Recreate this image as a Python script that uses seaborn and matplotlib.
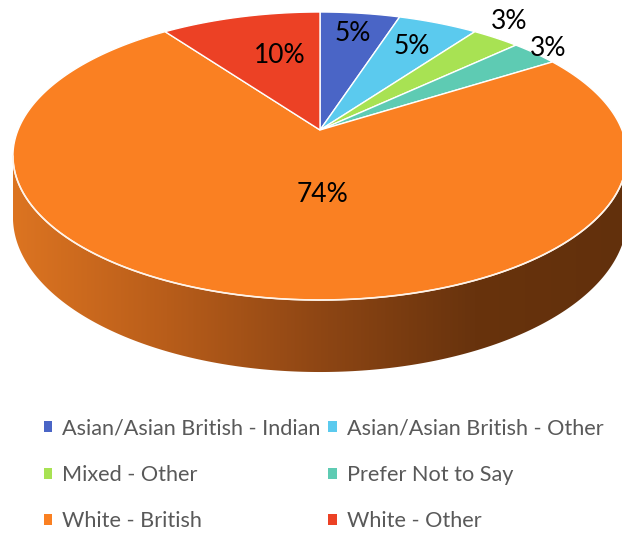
import numpy as np
import matplotlib.pyplot as plt
import seaborn as sns
from matplotlib.patches import Polygon, Patch
from matplotlib.colors import LinearSegmentedColormap

# Ethnicity breakdown (percent of respondents)
categories = ['Asian/Asian British - Indian', 'Asian/Asian British - Other',
              'Mixed - Other', 'Prefer Not to Say', 'White - British', 'White - Other']
shares = [5, 5, 3, 3, 74, 10]
labels = ['5%', '5%', '3%', '3%', '74%', '10%']
colors = ['#4A65C6', '#5BCAEE', '#A8E253', '#5ECBB3', '#FA8022', '#EC4125']

# label placement (radius fraction, angle nudge in degrees)
lab_r = [0.8, 0.75, 1.16, 1.07, 0.43, 0.61]
lab_da = [0, 0, 2.5, 0, 12, -4]

sns.set_style("white")
plt.rcParams['font.family'] = ['Lato', 'DejaVu Sans']

# simple perspective projection of the unit disk (screen pixels, y down)
CX, A_X = 320, 302
A_Y, B_Y, C_P = -115.83, 130, 0.1806
DEPTH = 59


def proj(x, y, z=0.0):
    d = 1 + C_P * y
    return CX + A_X * x / d, (A_Y * y + B_Y) / d + DEPTH * z / d


fig = plt.figure(figsize=(6.22, 5.33), dpi=100)
ax = fig.add_axes([0, 0, 1, 1])
ax.axis('off')

# visible side wall: between the silhouette points sin(t) = -C
t0 = np.pi + np.arcsin(C_P)
t1 = 2 * np.pi - np.arcsin(C_P)
ts = np.linspace(t0, t1, 300)
top = np.array([proj(np.cos(t), np.sin(t)) for t in ts])
bot = np.array([proj(np.cos(t), np.sin(t), 1) for t in ts])
side = Polygon(np.vstack([top, bot[::-1]]), closed=True, facecolor='none', edgecolor='none')
ax.add_patch(side)
side_cmap = LinearSegmentedColormap.from_list(
    'side', ['#DC7421', '#B85D1A', '#8E4614', '#68330D', '#62300C'])
grad = np.linspace(0, 1, 256).reshape(1, -1)
im = ax.imshow(grad, cmap=side_cmap, extent=(top[:, 0].min(), top[:, 0].max(), 400, 100),
               aspect='auto', zorder=1)
im.set_clip_path(side)
ax.set_xlim(0, 622)
ax.set_ylim(533, 0)

# top wedges, clockwise from 12 o'clock
fracs = np.array(shares, dtype=float) / sum(shares)
start = 90.0
handles = []
for i, f in enumerate(fracs):
    end = start - f * 360
    th = np.radians(np.linspace(start, end, max(int(f * 400), 4)))
    pts = [proj(0, 0)] + [proj(np.cos(t), np.sin(t)) for t in th]
    ax.add_patch(Polygon(pts, closed=True, facecolor=colors[i], edgecolor='white',
                         linewidth=1.0, zorder=2))
    mid = np.radians((start + end) / 2 + lab_da[i])
    lx, ly = proj(lab_r[i] * np.cos(mid), lab_r[i] * np.sin(mid))
    ax.text(lx, ly, labels[i], ha='center', va='center', fontsize=19, color='black', zorder=4)
    handles.append(Patch(facecolor=colors[i], edgecolor='none', label=categories[i]))
    start = end

# thin light rim along the front edge
ax.plot(top[:, 0], top[:, 1], color='#FFF3E8', linewidth=1.2, zorder=3)

order = [0, 2, 4, 1, 3, 5]
leg = fig.legend([handles[k] for k in order], [categories[k] for k in order],
                 loc='center', bbox_to_anchor=(0.52, 0.109), ncol=2, frameon=False,
                 fontsize=15.6, handlelength=0.4, handleheight=0.4, handletextpad=0.45,
                 columnspacing=0.35, labelspacing=1.22)
for t in leg.get_texts():
    t.set_color('#595959')

fig.savefig('out.png', dpi=100)
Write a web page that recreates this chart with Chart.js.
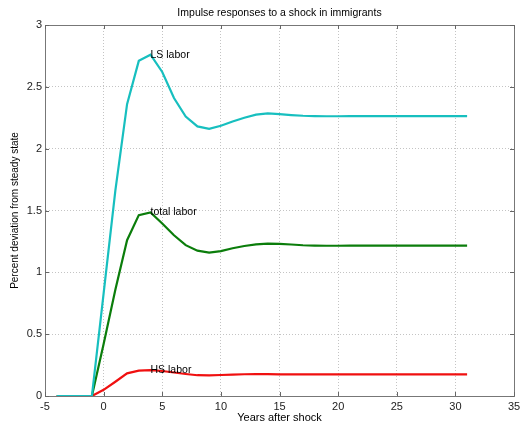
<!DOCTYPE html>
<html>
<head>
<meta charset="utf-8">
<script src="https://cdn.jsdelivr.net/npm/chart.js@4/dist/chart.umd.min.js"></script>
<style>
  body { margin: 0; background: #fff; }
  canvas { display: block; }
</style>
</head>
<body>
<canvas id="irfChart" width="520" height="427"></canvas>
<script>
const years = [-4, -3, -2, -1, 0, 1, 2, 3, 4, 5, 6, 7, 8, 9, 10, 11, 12, 13, 14, 15, 16, 17,
  18, 19, 20, 21, 22, 23, 24, 25, 26, 27, 28, 29, 30, 31];

const lsLabor = [0, 0, 0, 0, 0.83, 1.66, 2.36, 2.71, 2.76, 2.62, 2.41, 2.26, 2.18, 2.16, 2.185,
  2.22, 2.25, 2.275, 2.285, 2.28, 2.272, 2.266, 2.263, 2.262, 2.262, 2.263, 2.263, 2.263,
  2.263, 2.263, 2.263, 2.263, 2.263, 2.263, 2.263, 2.263];

const totalLabor = [0, 0, 0, 0, 0.42, 0.86, 1.26, 1.463, 1.485, 1.395, 1.30, 1.22, 1.175, 1.16,
  1.172, 1.195, 1.213, 1.226, 1.232, 1.23, 1.225, 1.219, 1.216, 1.215, 1.215, 1.216, 1.216,
  1.216, 1.216, 1.216, 1.216, 1.216, 1.216, 1.216, 1.216, 1.216];

const hsLabor = [0, 0, 0, 0, 0.05, 0.115, 0.183, 0.205, 0.21, 0.202, 0.19, 0.178, 0.168, 0.166,
  0.17, 0.173, 0.176, 0.177, 0.177, 0.175, 0.175, 0.175, 0.175, 0.175, 0.175, 0.175, 0.175,
  0.175, 0.175, 0.175, 0.175, 0.175, 0.175, 0.175, 0.175, 0.175];

const seriesNames = ["LS labor", "total labor", "HS labor"];
const labelYear = 4;

const xTicks = [-5, 0, 5, 10, 15, 20, 25, 30, 35];
const yTicks = [0, 0.5, 1, 1.5, 2, 2.5, 3];

const FONT = "'Liberation Sans', Arial, sans-serif";

function toPoints(vals) {
  return years.map((x, i) => ({ x: x, y: vals[i] }));
}

// text labels next to each curve + matlab style inward ticks
const matlabBits = {
  id: "matlabBits",
  afterDraw(chart) {
    const c = chart.ctx;
    const xs = chart.scales.x;
    const ys = chart.scales.y;
    const a = chart.chartArea;

    c.save();
    c.strokeStyle = "#666";
    c.lineWidth = 1;
    c.beginPath();
    xTicks.forEach(t => {
      const px = Math.round(xs.getPixelForValue(t)) + 0.5;
      c.moveTo(px, a.bottom); c.lineTo(px, a.bottom - 4);
      c.moveTo(px, a.top); c.lineTo(px, a.top + 4);
    });
    yTicks.forEach(t => {
      const py = Math.round(ys.getPixelForValue(t)) + 0.5;
      c.moveTo(a.left, py); c.lineTo(a.left + 4, py);
      c.moveTo(a.right, py); c.lineTo(a.right - 4, py);
    });
    c.stroke();

    c.fillStyle = "#000";
    c.font = "10.5px " + FONT;
    c.textAlign = "left";
    c.textBaseline = "middle";
    const idx = years.indexOf(labelYear);
    [lsLabor, totalLabor, hsLabor].forEach((vals, i) => {
      c.fillText(seriesNames[i], xs.getPixelForValue(labelYear), ys.getPixelForValue(vals[idx]));
    });
    c.restore();
  }
};

const ctx = document.getElementById("irfChart").getContext("2d");

new Chart(ctx, {
  type: "line",
  data: {
    datasets: [
      { label: seriesNames[0], data: toPoints(lsLabor), borderColor: "#17bfbf", borderWidth: 2.2 },
      { label: seriesNames[1], data: toPoints(totalLabor), borderColor: "#0b7d0b", borderWidth: 2.2 },
      { label: seriesNames[2], data: toPoints(hsLabor), borderColor: "#f01010", borderWidth: 2.2 }
    ]
  },
  options: {
    responsive: false,
    animation: false,
    parsing: false,
    elements: { point: { radius: 0 }, line: { tension: 0 } },
    layout: { padding: { left: 0, right: 6, top: 0, bottom: 0 } },
    plugins: {
      legend: { display: false },
      tooltip: { enabled: false },
      title: {
        display: true,
        text: "Impulse responses to a shock in immigrants",
        fullSize: false,
        color: "#000",
        font: { family: FONT, size: 10.5, weight: "normal", lineHeight: 1.2 },
        padding: { top: 7, bottom: 5.4 }
      }
    },
    scales: {
      x: {
        type: "linear",
        min: -5, max: 35,
        afterBuildTicks: s => { s.ticks = xTicks.map(v => ({ value: v })); },
        afterFit: s => { s.height = 31; s.paddingLeft = 0; s.paddingRight = 0; },
        ticks: { color: "#222", font: { family: FONT, size: 11 }, padding: 4, maxRotation: 0,
          callback: v => String(v) },
        grid: { color: "#c4c4c4", drawTicks: false },
        border: { color: "#777", dash: [1, 2] },
        title: {
          display: true, text: "Years after shock", color: "#000",
          font: { family: FONT, size: 11, lineHeight: 1.2 }, padding: { top: 0, bottom: 2 }
        }
      },
      y: {
        min: 0, max: 3,
        afterBuildTicks: s => { s.ticks = yTicks.map(v => ({ value: v })); },
        afterFit: s => { s.width = 45; s.paddingTop = 0; s.paddingBottom = 0; },
        ticks: { color: "#222", font: { family: FONT, size: 11 }, padding: 3,
          callback: v => String(v) },
        grid: { color: "#c4c4c4", drawTicks: false },
        border: { color: "#777", dash: [1, 2] },
        title: {
          display: true, text: "Percent deviation from steady state", color: "#000",
          font: { family: FONT, size: 10, lineHeight: 1.2 }, padding: { top: 9, bottom: 0 }
        }
      },
      x2: {
        type: "linear", position: "top", min: -5, max: 35,
        ticks: { display: false },
        afterFit: s => { s.height = 0; s.paddingLeft = 0; s.paddingRight = 0; },
        grid: { drawOnChartArea: false, drawTicks: false },
        border: { color: "#777" }
      },
      y2: {
        type: "linear", position: "right", min: 0, max: 3,
        ticks: { display: false },
        afterFit: s => { s.width = 0; s.paddingTop = 0; s.paddingBottom = 0; },
        grid: { drawOnChartArea: false, drawTicks: false },
        border: { color: "#777" }
      }
    }
  },
  plugins: [matlabBits]
});
</script>
</body>
</html>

+ + + + + + +

> [REQUIRED TASK] Quote the data above exactly from the line with "Write a web" to the line with "2.263, 2.263, 2.263, 2.263, 2.263, 2.263, 2.263, 2.263];", both ends counted, and nothing else. Pictures don't go in.

> [WRITTEN REPLY]
Write a web page that recreates this chart with Chart.js.
<!DOCTYPE html>
<html>
<head>
<meta charset="utf-8">
<script src="https://cdn.jsdelivr.net/npm/chart.js@4/dist/chart.umd.min.js"></script>
<style>
  body { margin: 0; background: #fff; }
  canvas { display: block; }
</style>
</head>
<body>
<canvas id="irfChart" width="520" height="427"></canvas>
<script>
const years = [-4, -3, -2, -1, 0, 1, 2, 3, 4, 5, 6, 7, 8, 9, 10, 11, 12, 13, 14, 15, 16, 17,
  18, 19, 20, 21, 22, 23, 24, 25, 26, 27, 28, 29, 30, 31];

const lsLabor = [0, 0, 0, 0, 0.83, 1.66, 2.36, 2.71, 2.76, 2.62, 2.41, 2.26, 2.18, 2.16, 2.185,
  2.22, 2.25, 2.275, 2.285, 2.28, 2.272, 2.266, 2.263, 2.262, 2.262, 2.263, 2.263, 2.263,
  2.263, 2.263, 2.263, 2.263, 2.263, 2.263, 2.263, 2.263];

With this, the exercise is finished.